## WRITTEN PROBLEM:
Present the following data again exactly as it is shown.
[START]
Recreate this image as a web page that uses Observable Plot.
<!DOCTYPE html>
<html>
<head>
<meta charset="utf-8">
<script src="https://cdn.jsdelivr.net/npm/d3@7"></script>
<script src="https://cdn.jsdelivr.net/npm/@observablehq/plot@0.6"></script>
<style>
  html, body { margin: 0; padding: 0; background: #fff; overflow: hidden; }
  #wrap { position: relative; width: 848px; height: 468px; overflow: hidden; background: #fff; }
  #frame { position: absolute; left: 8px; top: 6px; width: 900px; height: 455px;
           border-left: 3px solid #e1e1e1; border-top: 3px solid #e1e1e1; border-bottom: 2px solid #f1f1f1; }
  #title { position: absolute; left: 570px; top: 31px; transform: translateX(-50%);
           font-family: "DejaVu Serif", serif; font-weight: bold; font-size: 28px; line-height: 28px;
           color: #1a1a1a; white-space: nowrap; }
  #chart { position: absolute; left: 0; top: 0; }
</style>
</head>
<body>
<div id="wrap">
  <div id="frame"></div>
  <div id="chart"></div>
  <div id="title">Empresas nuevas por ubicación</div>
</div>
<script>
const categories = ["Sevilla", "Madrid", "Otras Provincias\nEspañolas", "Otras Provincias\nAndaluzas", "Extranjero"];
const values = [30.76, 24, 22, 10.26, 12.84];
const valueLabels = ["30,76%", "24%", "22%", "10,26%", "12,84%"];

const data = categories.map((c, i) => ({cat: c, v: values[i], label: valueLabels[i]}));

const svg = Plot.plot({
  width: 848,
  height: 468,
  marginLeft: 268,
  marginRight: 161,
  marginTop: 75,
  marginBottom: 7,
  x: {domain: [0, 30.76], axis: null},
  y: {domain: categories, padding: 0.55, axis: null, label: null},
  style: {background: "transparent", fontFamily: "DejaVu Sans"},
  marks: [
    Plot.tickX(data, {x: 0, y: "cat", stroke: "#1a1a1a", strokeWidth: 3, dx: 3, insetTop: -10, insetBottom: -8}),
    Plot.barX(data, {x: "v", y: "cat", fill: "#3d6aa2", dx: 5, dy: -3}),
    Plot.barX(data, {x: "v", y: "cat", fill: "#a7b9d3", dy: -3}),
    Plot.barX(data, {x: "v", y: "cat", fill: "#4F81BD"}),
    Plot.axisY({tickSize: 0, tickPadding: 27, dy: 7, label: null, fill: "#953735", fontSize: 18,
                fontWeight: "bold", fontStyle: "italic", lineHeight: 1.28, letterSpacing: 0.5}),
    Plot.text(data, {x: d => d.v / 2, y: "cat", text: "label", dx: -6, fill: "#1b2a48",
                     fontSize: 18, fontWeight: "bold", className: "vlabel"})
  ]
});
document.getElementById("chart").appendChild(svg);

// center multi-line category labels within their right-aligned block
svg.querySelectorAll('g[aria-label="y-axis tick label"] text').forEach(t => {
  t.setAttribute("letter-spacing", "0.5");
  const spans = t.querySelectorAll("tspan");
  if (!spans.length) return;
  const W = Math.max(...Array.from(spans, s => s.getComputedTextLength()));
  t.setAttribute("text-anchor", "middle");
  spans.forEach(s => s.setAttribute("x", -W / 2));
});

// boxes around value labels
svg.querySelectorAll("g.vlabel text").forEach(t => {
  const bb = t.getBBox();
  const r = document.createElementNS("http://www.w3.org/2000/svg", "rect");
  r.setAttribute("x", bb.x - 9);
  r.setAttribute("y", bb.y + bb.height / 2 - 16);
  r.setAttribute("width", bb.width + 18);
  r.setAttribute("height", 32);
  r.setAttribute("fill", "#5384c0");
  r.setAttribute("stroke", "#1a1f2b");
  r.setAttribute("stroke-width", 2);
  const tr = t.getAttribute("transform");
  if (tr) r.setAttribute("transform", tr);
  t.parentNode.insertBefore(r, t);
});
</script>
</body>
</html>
[END]
## SOLUTION BELOW:
Recreate this image as a web page that uses Observable Plot.
<!DOCTYPE html>
<html>
<head>
<meta charset="utf-8">
<script src="https://cdn.jsdelivr.net/npm/d3@7"></script>
<script src="https://cdn.jsdelivr.net/npm/@observablehq/plot@0.6"></script>
<style>
  html, body { margin: 0; padding: 0; background: #fff; overflow: hidden; }
  #wrap { position: relative; width: 848px; height: 468px; overflow: hidden; background: #fff; }
  #frame { position: absolute; left: 8px; top: 6px; width: 900px; height: 455px;
           border-left: 3px solid #e1e1e1; border-top: 3px solid #e1e1e1; border-bottom: 2px solid #f1f1f1; }
  #title { position: absolute; left: 570px; top: 31px; transform: translateX(-50%);
           font-family: "DejaVu Serif", serif; font-weight: bold; font-size: 28px; line-height: 28px;
           color: #1a1a1a; white-space: nowrap; }
  #chart { position: absolute; left: 0; top: 0; }
</style>
</head>
<body>
<div id="wrap">
  <div id="frame"></div>
  <div id="chart"></div>
  <div id="title">Empresas nuevas por ubicación</div>
</div>
<script>
const categories = ["Sevilla", "Madrid", "Otras Provincias\nEspañolas", "Otras Provincias\nAndaluzas", "Extranjero"];
const values = [30.76, 24, 22, 10.26, 12.84];
const valueLabels = ["30,76%", "24%", "22%", "10,26%", "12,84%"];

const data = categories.map((c, i) => ({cat: c, v: values[i], label: valueLabels[i]}));

const svg = Plot.plot({
  width: 848,
  height: 468,
  marginLeft: 268,
  marginRight: 161,
  marginTop: 75,
  marginBottom: 7,
  x: {domain: [0, 30.76], axis: null},
  y: {domain: categories, padding: 0.55, axis: null, label: null},
  style: {background: "transparent", fontFamily: "DejaVu Sans"},
  marks: [
    Plot.tickX(data, {x: 0, y: "cat", stroke: "#1a1a1a", strokeWidth: 3, dx: 3, insetTop: -10, insetBottom: -8}),
    Plot.barX(data, {x: "v", y: "cat", fill: "#3d6aa2", dx: 5, dy: -3}),
    Plot.barX(data, {x: "v", y: "cat", fill: "#a7b9d3", dy: -3}),
    Plot.barX(data, {x: "v", y: "cat", fill: "#4F81BD"}),
    Plot.axisY({tickSize: 0, tickPadding: 27, dy: 7, label: null, fill: "#953735", fontSize: 18,
                fontWeight: "bold", fontStyle: "italic", lineHeight: 1.28, letterSpacing: 0.5}),
    Plot.text(data, {x: d => d.v / 2, y: "cat", text: "label", dx: -6, fill: "#1b2a48",
                     fontSize: 18, fontWeight: "bold", className: "vlabel"})
  ]
});
document.getElementById("chart").appendChild(svg);

// center multi-line category labels within their right-aligned block
svg.querySelectorAll('g[aria-label="y-axis tick label"] text').forEach(t => {
  t.setAttribute("letter-spacing", "0.5");
  const spans = t.querySelectorAll("tspan");
  if (!spans.length) return;
  const W = Math.max(...Array.from(spans, s => s.getComputedTextLength()));
  t.setAttribute("text-anchor", "middle");
  spans.forEach(s => s.setAttribute("x", -W / 2));
});

// boxes around value labels
svg.querySelectorAll("g.vlabel text").forEach(t => {
  const bb = t.getBBox();
  const r = document.createElementNS("http://www.w3.org/2000/svg", "rect");
  r.setAttribute("x", bb.x - 9);
  r.setAttribute("y", bb.y + bb.height / 2 - 16);
  r.setAttribute("width", bb.width + 18);
  r.setAttribute("height", 32);
  r.setAttribute("fill", "#5384c0");
  r.setAttribute("stroke", "#1a1f2b");
  r.setAttribute("stroke-width", 2);
  const tr = t.getAttribute("transform");
  if (tr) r.setAttribute("transform", tr);
  t.parentNode.insertBefore(r, t);
});
</script>
</body>
</html>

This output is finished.